• _EXERCISE OBJECTIVE_
Scan the records below. List lines holding "Convert".

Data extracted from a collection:
• • • •
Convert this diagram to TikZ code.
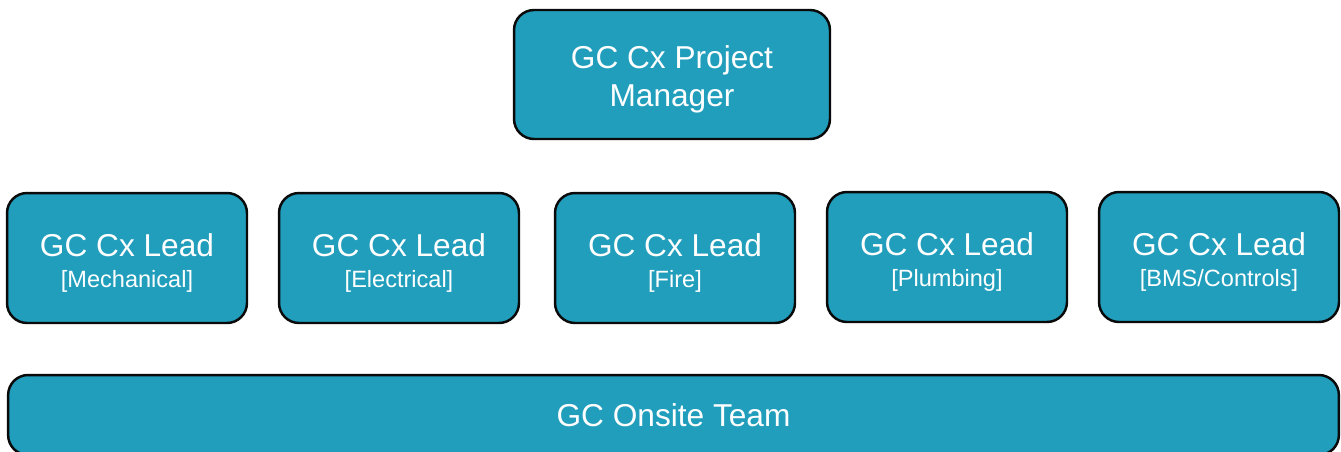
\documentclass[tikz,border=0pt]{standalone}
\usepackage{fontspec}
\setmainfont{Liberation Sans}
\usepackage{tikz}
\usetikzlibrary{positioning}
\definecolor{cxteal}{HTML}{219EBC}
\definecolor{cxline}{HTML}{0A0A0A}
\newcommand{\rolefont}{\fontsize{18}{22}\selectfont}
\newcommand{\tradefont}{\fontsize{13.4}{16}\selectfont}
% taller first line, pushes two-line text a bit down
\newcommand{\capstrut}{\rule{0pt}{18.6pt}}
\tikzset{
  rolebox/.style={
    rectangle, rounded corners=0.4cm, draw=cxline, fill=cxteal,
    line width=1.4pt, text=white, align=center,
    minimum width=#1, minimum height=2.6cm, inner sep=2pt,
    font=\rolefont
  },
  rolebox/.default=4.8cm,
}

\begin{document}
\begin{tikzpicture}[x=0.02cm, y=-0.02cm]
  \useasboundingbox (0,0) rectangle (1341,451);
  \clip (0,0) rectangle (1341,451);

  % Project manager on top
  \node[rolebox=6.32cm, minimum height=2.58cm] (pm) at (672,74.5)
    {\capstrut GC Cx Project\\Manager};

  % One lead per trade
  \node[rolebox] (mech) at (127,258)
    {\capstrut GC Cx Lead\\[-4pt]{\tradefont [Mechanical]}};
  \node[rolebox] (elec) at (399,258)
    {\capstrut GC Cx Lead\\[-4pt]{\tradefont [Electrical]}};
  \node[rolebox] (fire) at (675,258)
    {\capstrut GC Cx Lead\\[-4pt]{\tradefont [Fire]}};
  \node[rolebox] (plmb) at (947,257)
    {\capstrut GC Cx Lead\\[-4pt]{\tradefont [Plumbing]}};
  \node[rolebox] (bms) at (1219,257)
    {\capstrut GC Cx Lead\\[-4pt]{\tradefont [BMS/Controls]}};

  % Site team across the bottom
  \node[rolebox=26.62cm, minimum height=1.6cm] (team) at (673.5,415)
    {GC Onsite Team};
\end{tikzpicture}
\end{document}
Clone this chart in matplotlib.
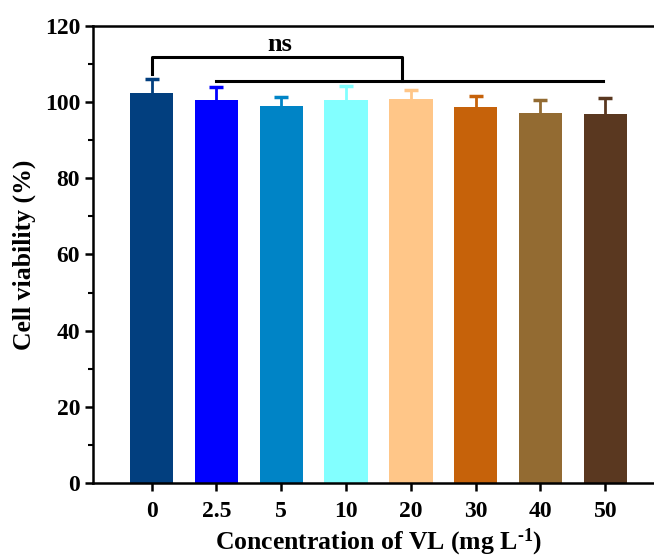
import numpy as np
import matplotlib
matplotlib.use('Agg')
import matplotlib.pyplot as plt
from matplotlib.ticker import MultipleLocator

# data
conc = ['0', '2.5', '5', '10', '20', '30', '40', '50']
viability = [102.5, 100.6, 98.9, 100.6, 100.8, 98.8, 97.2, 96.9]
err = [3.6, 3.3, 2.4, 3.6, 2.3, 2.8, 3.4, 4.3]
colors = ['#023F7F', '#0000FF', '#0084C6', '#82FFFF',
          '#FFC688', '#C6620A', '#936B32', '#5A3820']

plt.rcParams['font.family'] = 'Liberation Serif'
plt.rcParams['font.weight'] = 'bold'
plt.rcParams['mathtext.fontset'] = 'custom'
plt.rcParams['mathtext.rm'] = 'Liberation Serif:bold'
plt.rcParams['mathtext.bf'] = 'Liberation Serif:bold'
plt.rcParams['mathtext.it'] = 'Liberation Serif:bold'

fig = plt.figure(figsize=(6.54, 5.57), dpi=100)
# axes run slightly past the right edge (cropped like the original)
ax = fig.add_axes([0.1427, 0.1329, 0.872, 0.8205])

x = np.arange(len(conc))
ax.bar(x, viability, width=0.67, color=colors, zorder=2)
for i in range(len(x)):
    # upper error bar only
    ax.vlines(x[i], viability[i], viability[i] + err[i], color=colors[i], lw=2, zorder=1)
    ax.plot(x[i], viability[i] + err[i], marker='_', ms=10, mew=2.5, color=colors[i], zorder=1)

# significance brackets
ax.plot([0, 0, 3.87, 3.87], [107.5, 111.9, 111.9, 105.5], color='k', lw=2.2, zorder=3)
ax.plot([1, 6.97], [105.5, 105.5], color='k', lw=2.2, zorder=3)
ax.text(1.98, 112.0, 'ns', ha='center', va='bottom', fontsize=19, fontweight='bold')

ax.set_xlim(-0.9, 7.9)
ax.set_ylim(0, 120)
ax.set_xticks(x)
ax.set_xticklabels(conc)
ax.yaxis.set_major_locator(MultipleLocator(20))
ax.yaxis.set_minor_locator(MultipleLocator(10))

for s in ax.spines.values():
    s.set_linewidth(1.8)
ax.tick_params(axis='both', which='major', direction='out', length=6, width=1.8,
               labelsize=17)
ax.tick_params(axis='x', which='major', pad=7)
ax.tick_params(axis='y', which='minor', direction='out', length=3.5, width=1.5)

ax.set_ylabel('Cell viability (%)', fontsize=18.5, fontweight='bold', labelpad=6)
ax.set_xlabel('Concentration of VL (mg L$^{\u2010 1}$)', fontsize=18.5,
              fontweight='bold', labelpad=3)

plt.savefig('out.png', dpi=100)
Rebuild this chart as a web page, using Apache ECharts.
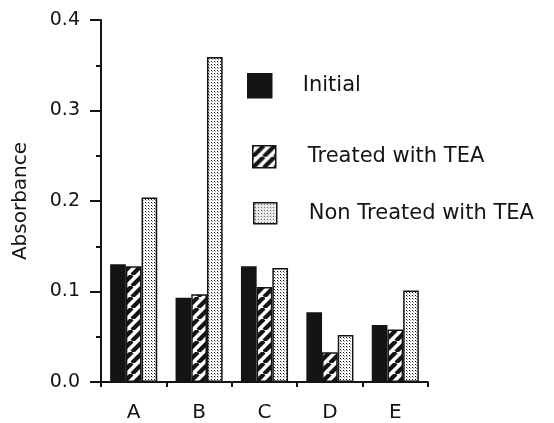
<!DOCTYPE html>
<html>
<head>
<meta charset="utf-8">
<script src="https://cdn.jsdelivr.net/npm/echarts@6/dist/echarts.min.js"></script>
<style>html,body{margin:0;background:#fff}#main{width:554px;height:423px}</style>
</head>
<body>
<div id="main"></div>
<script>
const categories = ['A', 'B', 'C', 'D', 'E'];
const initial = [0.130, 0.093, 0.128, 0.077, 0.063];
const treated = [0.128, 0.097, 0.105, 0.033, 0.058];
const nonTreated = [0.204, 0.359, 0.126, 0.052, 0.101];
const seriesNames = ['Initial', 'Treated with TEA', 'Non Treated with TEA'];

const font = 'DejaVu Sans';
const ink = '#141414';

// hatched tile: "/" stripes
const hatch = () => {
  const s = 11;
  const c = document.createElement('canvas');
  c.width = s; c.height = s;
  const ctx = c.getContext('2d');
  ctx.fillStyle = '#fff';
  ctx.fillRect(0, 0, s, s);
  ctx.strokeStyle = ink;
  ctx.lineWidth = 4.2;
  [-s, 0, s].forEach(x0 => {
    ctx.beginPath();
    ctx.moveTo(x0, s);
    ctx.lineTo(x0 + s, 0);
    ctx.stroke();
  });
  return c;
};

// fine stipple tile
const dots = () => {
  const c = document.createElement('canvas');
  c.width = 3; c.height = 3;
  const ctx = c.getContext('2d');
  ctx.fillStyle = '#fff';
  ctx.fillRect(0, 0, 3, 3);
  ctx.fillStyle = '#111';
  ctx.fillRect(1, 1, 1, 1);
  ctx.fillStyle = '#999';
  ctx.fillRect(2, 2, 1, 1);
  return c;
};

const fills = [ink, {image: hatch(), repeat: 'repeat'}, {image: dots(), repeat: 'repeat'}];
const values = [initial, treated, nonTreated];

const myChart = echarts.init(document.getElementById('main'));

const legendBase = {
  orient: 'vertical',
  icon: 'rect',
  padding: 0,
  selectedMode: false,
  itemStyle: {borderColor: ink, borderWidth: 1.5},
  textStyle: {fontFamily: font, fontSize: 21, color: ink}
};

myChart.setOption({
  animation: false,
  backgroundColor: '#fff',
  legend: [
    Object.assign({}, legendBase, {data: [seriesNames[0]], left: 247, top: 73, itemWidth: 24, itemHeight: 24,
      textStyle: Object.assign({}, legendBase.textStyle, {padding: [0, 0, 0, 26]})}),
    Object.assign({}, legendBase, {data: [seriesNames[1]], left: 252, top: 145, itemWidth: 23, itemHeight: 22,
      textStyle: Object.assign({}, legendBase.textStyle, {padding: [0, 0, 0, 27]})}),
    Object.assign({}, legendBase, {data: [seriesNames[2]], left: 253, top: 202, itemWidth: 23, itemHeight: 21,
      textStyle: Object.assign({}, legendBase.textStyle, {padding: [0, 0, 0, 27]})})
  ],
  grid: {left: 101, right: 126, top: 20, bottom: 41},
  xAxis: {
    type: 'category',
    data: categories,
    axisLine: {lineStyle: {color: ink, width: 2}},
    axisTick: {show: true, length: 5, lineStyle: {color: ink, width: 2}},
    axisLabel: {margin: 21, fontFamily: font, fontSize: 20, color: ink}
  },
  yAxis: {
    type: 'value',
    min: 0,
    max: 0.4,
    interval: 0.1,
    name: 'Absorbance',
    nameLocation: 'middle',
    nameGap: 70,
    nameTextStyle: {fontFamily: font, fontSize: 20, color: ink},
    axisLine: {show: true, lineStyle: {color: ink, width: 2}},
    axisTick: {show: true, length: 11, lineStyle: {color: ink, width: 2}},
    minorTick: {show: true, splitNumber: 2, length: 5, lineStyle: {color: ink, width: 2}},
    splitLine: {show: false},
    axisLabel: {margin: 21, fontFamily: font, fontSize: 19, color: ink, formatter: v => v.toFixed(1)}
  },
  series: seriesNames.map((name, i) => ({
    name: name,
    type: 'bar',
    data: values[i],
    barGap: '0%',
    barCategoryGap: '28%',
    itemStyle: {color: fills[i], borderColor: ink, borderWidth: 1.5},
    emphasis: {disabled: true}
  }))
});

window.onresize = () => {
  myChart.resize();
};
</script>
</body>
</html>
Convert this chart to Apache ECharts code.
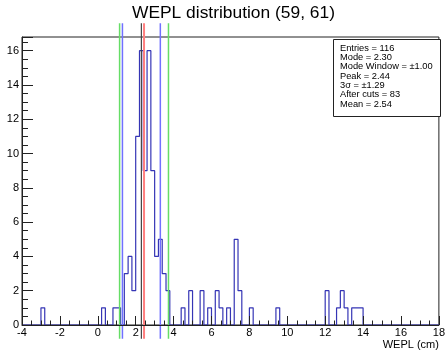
• • • •
• _EXERCISE ANSWER_
Convert this diagram to TikZ code.
Convert this chart to Apache ECharts code.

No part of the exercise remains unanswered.